In Calvin’s theology, there is a concept called a doctrine of double grace. The doctrine of double grace means that justification and sanctification are both one gift of God. The former one is Christ’s imputed righteousness for us in faith; the latter, we are made righteousness gradually from time to time by grace. Justification (right with God) indicates that we are in Christ. Sanctification (living rightly with God) means that we are to be like Christ.
“Christ was given to us by God’s generosity, to be grasped and possessed by us in faith. By partaking of him, we principally receive a double grace: namely, that being reconciled to God through Christ’s blamelessness, we may have in heaven instead of a Judge a gracious Father; and secondly, that sanctified by Christ’s spirit we may cultivate blamelessness and purity of life” (Institutes, 3.11.1).
We receive Christ’s blamelessness in faith; we cultivate His blamelessness by grace.
“Why, then, are we justified by faith? Because by faith we grasp Christ’s righteousness, by which alone we are reconciled to God. Yet you could not grasp this without at the same time grasping sanctification also…Therefore Christ justifies no one whom he does not at the same time sanctify. These benefits are joined together by an everlasting and indissoluble bond, so that those whom he illumines by his wisdom, he redeems; those whom he redeems, he justifies; those whom he justifies, he sanctifies” (Institutes, 3.16.1).
The gifts of justifying and sanctifying are bonded as one single gift.
William Stacy Johnson, professor of Systematic Theology at Princeton Theological Seminary, notes, “Although Christ’s righteousness is an external reality that is attributed to us, we are also engrafted into Christ in an authentic spiritual union that grows internally. We not only receive the benefits of Christ but we begin to grow in grace, becoming increasingly like him. Such are the benefits of being united to Christ.”[1]

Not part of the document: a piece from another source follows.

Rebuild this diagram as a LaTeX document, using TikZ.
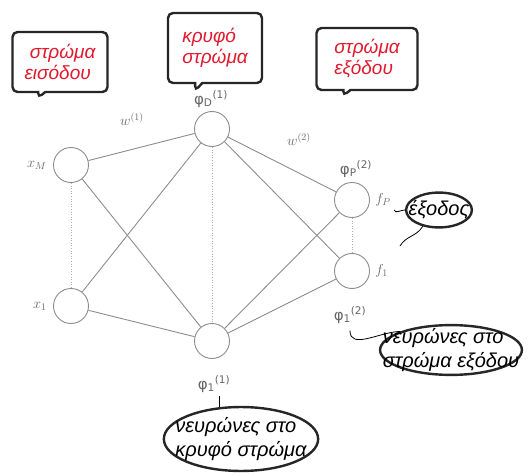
\documentclass[tikz,border=0pt]{standalone}
\usepackage{fontspec}
\usetikzlibrary{shapes.geometric,shapes.callouts,positioning}
\newfontfamily\grfont{Liberation Sans}
\newfontfamily\phifont{DejaVu Sans}
\definecolor{linegray}{RGB}{140,140,140}
\definecolor{labelred}{RGB}{225,25,45}
\tikzset{>=latex}

\begin{document}
\begin{tikzpicture}[x=1pt,y=-1pt]
        \useasboundingbox (0,0) rectangle (530,476);

        % Setup the styles for the neurons and the notes
        \tikzset{neuron/.style={circle,
                                minimum size=35pt,
                                inner sep=0pt,
                                line width=0.9pt,
                                draw=linegray,
                                fill=white},
                 sym/.style={text=black!60, font=\fontsize{14}{16}\selectfont},
                 phisym/.style={text=black!60, font=\phifont\fontsize{15}{17}\selectfont},
                 layerbox/.style={rectangle callout,
                                  rounded corners=5pt,
                                  line width=2.4pt,
                                  draw=black!85,
                                  fill=white,
                                  align=left,
                                  text=labelred,
                                  font=\grfont\itshape\fontsize{19}{21}\selectfont},
                 note/.style={ellipse,
                              line width=2.4pt,
                              draw=black!85,
                              fill=white,
                              align=left,
                              font=\grfont\itshape\fontsize{20}{24}\selectfont},
                 pointer/.style={line width=0.8pt, draw=black}}

        % Draw the neurons
        \node[neuron] at (71, 165)  (xM) {};
        \node[neuron] at (71, 306)  (x1) {};
        \node[neuron] at (212, 129) (hD) {};
        \node[neuron] at (212, 341) (h1) {};
        \node[neuron] at (352, 200) (oP) {};
        \node[neuron] at (352, 271) (o1) {};

        % Connect the neurons
        \draw[line width=0.9pt, draw=linegray]
            (xM) edge (hD)
            (xM) edge (h1)
            (x1) edge (hD)
            (x1) edge (h1)
            (hD) edge (oP)
            (hD) edge (o1)
            (h1) edge (oP)
            (h1) edge (o1);
        \draw[dotted, line width=0.6pt, draw=linegray!70]
            (xM) edge (x1)
            (hD) edge (h1)
            (oP) edge (o1);

        % Labels of the neurons and weights
        \node[sym, left=3pt of xM]  (lxM) {$x_M$};
        \node[sym, left=3pt of x1]  (lx1) {$x_1$};
        \node[sym, right=2pt of oP] (lfP) {$f_P$};
        \node[sym, right=2pt of o1] (lf1) {$f_1$};
        \node[sym] at (132, 119) (w1) {$w^{(1)}$};
        \node[sym] at (299, 139) (w2) {$w^{(2)}$};
        \node[phisym] at (211, 99) (lhD) {φ\textsubscript{D}\textsuperscript{(1)}};
        \node[phisym] at (356, 169) (loP) {φ\textsubscript{P}\textsuperscript{(2)}};
        \node[phisym] at (350, 315) (lo1) {φ\textsubscript{1}\textsuperscript{(2)}};
        \node[phisym] at (214, 384) (lh1) {φ\textsubscript{1}\textsuperscript{(1)}};

        % Layer boxes
        \node[layerbox, minimum width=95pt, minimum height=60pt,
              callout absolute pointer={(38, 98)}] at (60, 62) (inbox) {\ στρώμα\\εισόδου};
        \node[layerbox, minimum width=94pt, minimum height=70pt,
              callout absolute pointer={(195, 91)}] at (215, 48) (hidbox) {κρυφό\\στρώμα};
        \node[layerbox, minimum width=101pt, minimum height=62pt,
              callout absolute pointer={(343, 96)}] at (367, 59) (outbox) {στρώμα\\εξόδου};

        % Notes
        \node[note, inner xsep=-7pt, inner ysep=3pt] at (439, 210) (nE) {έξοδος};
        \node[note, inner xsep=-18pt, inner ysep=-4pt] at (451, 350) (nO) {νευρώνες στο\\στρώμα εξόδου};
        \node[note, inner xsep=-11pt, inner ysep=1pt] at (241, 439) (nH) {νευρώνες στο\\κρυφό στρώμα};
        \coordinate (tipE) at (400, 246);

        % Pointers of the notes
        \draw[pointer] (lfP.south east) to[out=-80, in=180] (nE.west);
        \draw[pointer] (nE.225) to[out=-120, in=60] (tipE);
        \draw[pointer] ([yshift=-4pt]lo1.south) to[out=-90, in=180] (nO.160);
        \draw[pointer] (nH.124) -- (nH.124 |- lh1.south);
\end{tikzpicture}
\end{document}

During the time of Reformation, the doctrine of justification was the center of discussion. Martin Luther, as the first generation reformer, got caught by the righteousness of God in Romans 1:17a. God’s own righteousness, for Luther, meant God’s justice that He always punished sinners for their sins. Luther then found out “The righteous shall live by faith” (1:17b). That concept of earning God’s favor was gone and destroyed by this verse. For Luther, he was then driven by the doctrine of justification. By faith, we are declared righteous in God’s sight.
Calvin, 26 years younger than Luther, was a second generation reformer. He was able to keep a distance from the debate and looked at the whole reformed movement from a distance. In order for the Reformed Movement to go further and deeper, the Reformed understanding of the Christian faith must be organized in a systematic way. He wrote the Institutes of the Christian Religion. He did not write this “textbook” to speculate Christian faith. He did it to help reformed Christians to understand their new emerging faith.
In his Institutes, Calvin addressed the doctrine of sanctification first (Book 3: chapters 3-10), then the doctrine of justification (chapters 11-19). Calvin was very careful to tackle a double grace because there was a thin line between working for one’s salvation and working it out. The topic sanctification preceded justification because Calvin might see the reality that cheap grace was so prevalent in Christian life.
As William Johnson comments, “It is interesting that Calvin presents his theology of sanctification, or regeneration, before discussing justification. Given the centrality of justification in the sixteenth-century Protestant movement, this is not what we would expect. By discussing repentance and renewal first, Calvin seemed to want to avoid any implication of ‘cheap grace.’ We can receive the gospel, in Calvin’s view, only by obeying it.”[2] Even though I have a hard time to read through these chapters, I admire Calvin’s theological ability to analyze this single gift in such details.
Calvin paid a lot of attention to explain the importance and necessity of sanctification in Christian life and yet make sure that it’s distinguished from justification. However, they are inseparable. It’s Calvin’s theological effort to respond to his contemporary theological distortion.
In John Calvin’s Stroke of Genius, Paul Helm wrote at the end of his article after analyzing Calvin’s double grace, “This way of thinking preserves the Reformation and biblical teaching of the forensic character of justification, the imputation of an 'alien righteousness'. But it also retains what is the essential truth behind the medieval misunderstanding of justification, that subjective renewal is essential; not essential to justification, but an essential consequence of it, bound inseparably to it, not something which is simply tagged on. The one gift is of two graces in parallel, though the way each gift blesses the recipient is very different.”[3]